Soutien au gouvernement fédéral

Le Gouvernement fédéral doit être soutenu par le Bundestag, et c’est le chancelier fédéral, chef de gouvernement, qui doit disposer de ce soutien. Les ministres fédéraux, qui sont nommés par le président fédéral sur proposition du chancelier, n’ont pas à recevoir d’approbation parlementaire, et le seul moyen qu’a le Bundestag de formellement mettre fin aux fonctions de l’un d’entre eux est de renverser le chancelier, dont la cessation de fonctions entraîne celle du Gouvernement dans son ensemble. Dans la pratique, le Bundestag peut cependant, par ses critiques — en particulier si elles viennent de la majorité —, inciter le chancelier à renvoyer un ministre pour conserver son autorité.

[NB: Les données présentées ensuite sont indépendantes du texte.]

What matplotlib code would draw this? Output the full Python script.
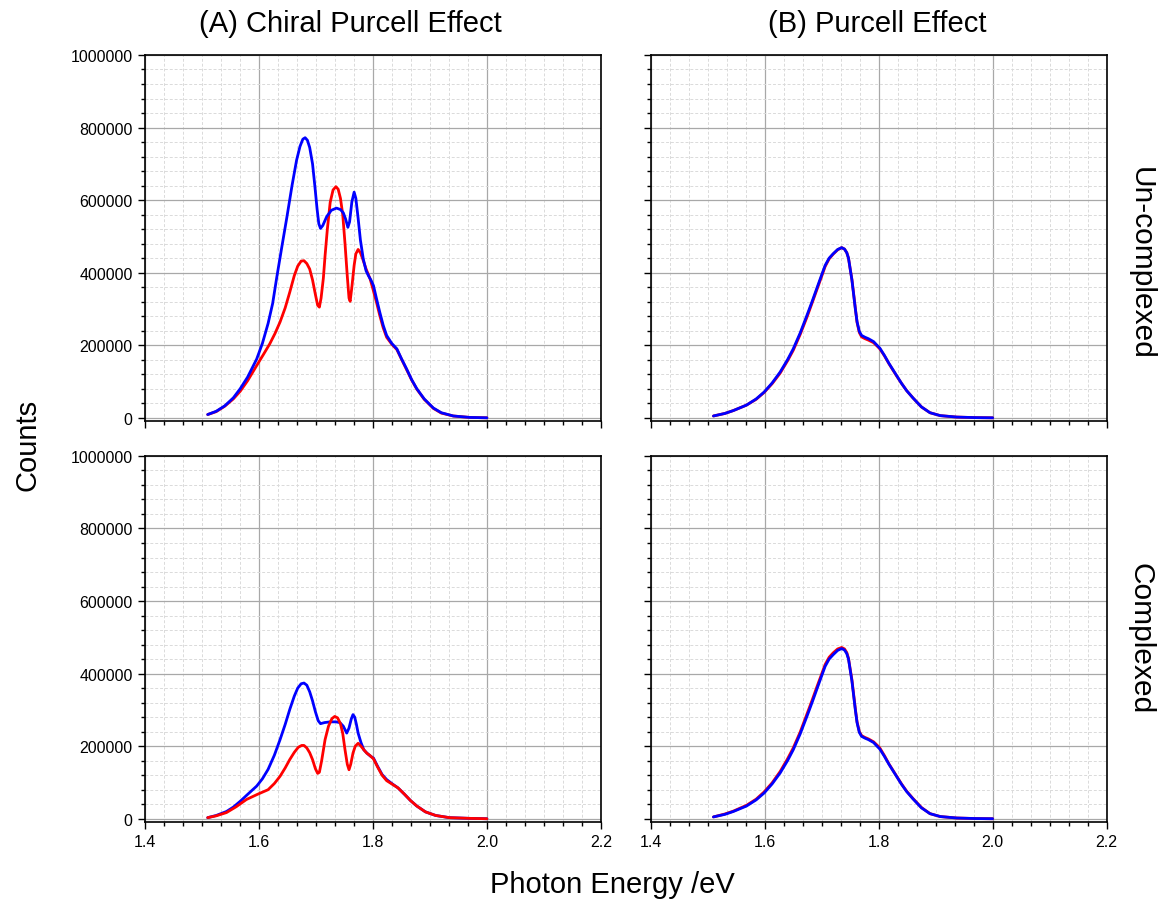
import numpy as np
import matplotlib.pyplot as plt
from matplotlib.ticker import MultipleLocator

plt.rcParams['font.family'] = ['Liberation Sans', 'DejaVu Sans']

# (A) chiral purcell, un-complexed
xa_top_blue = [1.510, 1.525, 1.540, 1.555, 1.567, 1.580, 1.596, 1.606, 1.616, 1.624, 1.631, 1.640,
               1.649, 1.658, 1.666, 1.672, 1.677, 1.681, 1.685, 1.689, 1.694, 1.698, 1.702, 1.705,
               1.708, 1.712, 1.719, 1.727, 1.736, 1.743, 1.748, 1.752, 1.756, 1.759, 1.763, 1.767,
               1.770, 1.774, 1.778, 1.783, 1.788, 1.792, 1.797, 1.801, 1.806, 1.812, 1.818, 1.824,
               1.833, 1.842, 1.850, 1.859, 1.868, 1.877, 1.890, 1.906, 1.920, 1.941, 1.970, 2.000]
ya_top_blue = [9000, 18000, 33000, 55000, 80000, 112000, 162000, 205000, 260000, 315000, 385000, 470000,
               553000, 640000, 710000, 748000, 768000, 772000, 765000, 745000, 700000, 640000, 575000, 535000,
               522000, 530000, 555000, 572000, 578000, 574000, 565000, 548000, 525000, 540000, 595000, 622000,
               605000, 550000, 490000, 438000, 405000, 392000, 378000, 364000, 330000, 291000, 255000, 227000,
               205000, 190000, 163000, 135000, 105000, 80000, 52000, 27000, 14000, 5000, 1000, 0]
xa_top_red = [1.510, 1.525, 1.540, 1.555, 1.567, 1.580, 1.596, 1.608, 1.619, 1.628, 1.637, 1.646,
              1.654, 1.662, 1.668, 1.674, 1.679, 1.684, 1.689, 1.694, 1.699, 1.703, 1.706, 1.709,
              1.713, 1.716, 1.720, 1.725, 1.730, 1.735, 1.739, 1.743, 1.747, 1.751, 1.755, 1.758,
              1.760, 1.763, 1.767, 1.770, 1.774, 1.778, 1.782, 1.788, 1.795, 1.800, 1.806, 1.812,
              1.818, 1.824, 1.833, 1.842, 1.850, 1.859, 1.868, 1.877, 1.890, 1.906, 1.920, 1.941,
              1.970, 2.000]
ya_top_red = [9000, 17000, 32000, 52000, 73000, 102000, 144000, 175000, 204000, 232000, 264000, 303000,
              346000, 392000, 418000, 432000, 433000, 425000, 410000, 380000, 340000, 310000, 305000, 330000,
              385000, 447000, 520000, 594000, 628000, 637000, 630000, 605000, 560000, 480000, 390000, 330000,
              321000, 360000, 420000, 452000, 464000, 455000, 438000, 410000, 383000, 355000, 320000, 282000,
              248000, 222000, 203000, 188000, 162000, 133000, 104000, 79000, 51000, 26000, 13000, 5000,
              1000, 0]

# (A) chiral purcell, complexed
xa_bot_blue = [1.510, 1.525, 1.543, 1.555, 1.567, 1.580, 1.596, 1.606, 1.616, 1.627, 1.637, 1.646,
               1.654, 1.662, 1.668, 1.674, 1.679, 1.684, 1.689, 1.694, 1.699, 1.704, 1.708, 1.715,
               1.725, 1.735, 1.742, 1.748, 1.754, 1.758, 1.762, 1.765, 1.768, 1.771, 1.774, 1.779,
               1.784, 1.790, 1.796, 1.801, 1.808, 1.816, 1.824, 1.834, 1.844, 1.855, 1.866, 1.877,
               1.892, 1.910, 1.934, 1.970, 2.000]
ya_bot_blue = [3000, 9000, 20000, 32000, 48000, 67000, 90000, 110000, 136000, 175000, 218000, 260000,
               301000, 338000, 360000, 372000, 374000, 368000, 350000, 325000, 295000, 270000, 262000, 265000,
               267000, 267000, 265000, 255000, 236000, 250000, 275000, 287000, 280000, 260000, 236000, 210000,
               190000, 180000, 172000, 167000, 145000, 122000, 108000, 96000, 85000, 68000, 50000, 35000,
               19000, 9000, 3000, 1000, 0]
xa_bot_red = [1.510, 1.525, 1.543, 1.560, 1.578, 1.597, 1.616, 1.627, 1.637, 1.646, 1.654, 1.662,
              1.669, 1.675, 1.679, 1.684, 1.689, 1.694, 1.699, 1.703, 1.706, 1.710, 1.716, 1.722,
              1.728, 1.733, 1.738, 1.743, 1.747, 1.751, 1.755, 1.758, 1.761, 1.765, 1.769, 1.774,
              1.779, 1.784, 1.789, 1.795, 1.801, 1.808, 1.816, 1.824, 1.834, 1.844, 1.855, 1.866,
              1.877, 1.892, 1.910, 1.934, 1.970, 2.000]
ya_bot_red = [3000, 8000, 17000, 33000, 53000, 67000, 80000, 97000, 117000, 140000, 163000, 183000,
              197000, 202000, 202000, 195000, 182000, 163000, 138000, 125000, 128000, 160000, 218000, 255000,
              276000, 282000, 278000, 262000, 235000, 190000, 150000, 135000, 150000, 181000, 200000, 208000,
              200000, 190000, 181000, 174000, 165000, 143000, 120000, 105000, 95000, 85000, 68000, 50000,
              35000, 19000, 9000, 3000, 1000, 0]

# (B) purcell: one energy axis, blue identical in both rows
xb = [1.510, 1.530, 1.545, 1.568, 1.585, 1.599, 1.613, 1.627, 1.640, 1.650, 1.662, 1.674,
      1.683, 1.691, 1.699, 1.706, 1.713, 1.720, 1.728, 1.735, 1.740, 1.744, 1.747, 1.750,
      1.753, 1.756, 1.759, 1.762, 1.766, 1.770, 1.776, 1.782, 1.791, 1.797, 1.802, 1.810,
      1.818, 1.826, 1.832, 1.840, 1.849, 1.860, 1.875, 1.890, 1.908, 1.937, 1.970, 2.000]
yb_blue = [5000, 12000, 20000, 35000, 52000, 71000, 96000, 126000, 160000, 190000, 233000, 282000,
           320000, 355000, 390000, 420000, 440000, 452000, 464000, 469000, 465000, 455000, 440000, 410000,
           380000, 340000, 300000, 265000, 238000, 227000, 222000, 218000, 210000, 200000, 192000, 172000,
           150000, 130000, 115000, 95000, 75000, 55000, 30000, 14000, 6000, 2000, 500, 0]
yb_top_red = [5000, 12000, 20000, 35000, 51000, 70000, 94000, 123000, 157000, 186000, 229000, 277000,
              316000, 351000, 386000, 417000, 438000, 451000, 463000, 469000, 465000, 455000, 440000, 410000,
              381000, 342000, 302000, 263000, 235000, 223000, 218000, 214000, 207000, 198000, 190000, 171000,
              149000, 129000, 114000, 95000, 75000, 55000, 30000, 14000, 6000, 2000, 500, 0]
yb_bot_red = [5000, 13000, 21000, 37000, 54000, 74000, 99000, 130000, 165000, 195000, 238000, 288000,
              326000, 361000, 395000, 425000, 445000, 457000, 468000, 472000, 468000, 458000, 442000, 412000,
              383000, 343000, 303000, 267000, 240000, 229000, 224000, 220000, 212000, 203000, 195000, 174000,
              151000, 131000, 116000, 96000, 76000, 56000, 31000, 14000, 6000, 2000, 500, 0]

col_titles = ['(A) Chiral Purcell Effect', '(B) Purcell Effect']
row_titles = ['Un-complexed', 'Complexed']

fig = plt.figure(figsize=(11.6, 9.03), dpi=100)
lefts = [0.125, 0.561]
bottoms = [0.533, 0.089]
w, h = 0.393, 0.405

data = [
    [[(xa_top_red, ya_top_red, 'red'), (xa_top_blue, ya_top_blue, 'blue')],
     [(xb, yb_top_red, 'red'), (xb, yb_blue, 'blue')]],
    [[(xa_bot_blue, ya_bot_blue, 'blue'), (xa_bot_red, ya_bot_red, 'red')],
     [(xb, yb_bot_red, 'red'), (xb, yb_blue, 'blue')]],
]

for r in range(2):
    for c in range(2):
        ax = fig.add_axes([lefts[c], bottoms[r], w, h])
        for xs, ys, col in data[r][c]:
            ax.plot(xs, ys, color=col, lw=2, solid_joinstyle='round', solid_capstyle='round', zorder=3)
        ax.set_xlim(1.4, 2.2)
        ax.set_ylim(-8000, 1000000)
        ax.xaxis.set_major_locator(MultipleLocator(0.2))
        ax.xaxis.set_minor_locator(MultipleLocator(0.2 / 6))
        ax.yaxis.set_major_locator(MultipleLocator(200000))
        ax.yaxis.set_minor_locator(MultipleLocator(40000))
        ax.grid(which='major', color='#a8a8a8', lw=0.9, ls='-')
        ax.grid(which='minor', color='#dadada', lw=0.7, ls=(0, (3, 2)))
        ax.set_axisbelow(True)
        ax.tick_params(which='major', direction='out', length=5, width=1, labelsize=11.5, pad=4)
        ax.tick_params(which='minor', direction='out', length=3, width=1)
        for s in ax.spines.values():
            s.set_linewidth(1.2)
        ax.xaxis.set_major_formatter(plt.FuncFormatter(lambda v, p: f'{v:.1f}'))
        ax.yaxis.set_major_formatter(plt.FuncFormatter(lambda v, p: f'{int(round(v))}'))
        if r == 0:
            ax.tick_params(labelbottom=False)
        if c == 1:
            ax.tick_params(labelleft=False)

fig.text(0.302, 0.973, col_titles[0], fontsize=21, ha='center', va='center')
fig.text(0.756, 0.973, col_titles[1], fontsize=21, ha='center', va='center')
fig.text(0.983, 0.708, row_titles[0], rotation=270, fontsize=21.5, ha='center', va='center')
fig.text(0.983, 0.293, row_titles[1], rotation=270, fontsize=21.5, ha='center', va='center')
fig.text(0.024, 0.507, 'Counts', rotation=90, fontsize=21, ha='center', va='center')
fig.text(0.528, 0.020, 'Photon Energy /eV', fontsize=21, ha='center', va='center')

fig.savefig('out.png', dpi=100)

Trois votes mettent en jeu le soutien parlementaire du chancelier :

  1. Le chancelier est élu par le Bundestag (art. 63), et doit être réélu après chaque élection législative.
  2. Il peut demander au Bundestag le vote d’une motion de confiance (art. 68 GG), parfois pour obtenir une dissolution du Bundestag en faisant rejeter la motion par son propre camp.
  3. Il ne peut être renversé que par le vote d’une motion de censure constructive (art. 67 GG), par laquelle est désigné un nouveau chancelier.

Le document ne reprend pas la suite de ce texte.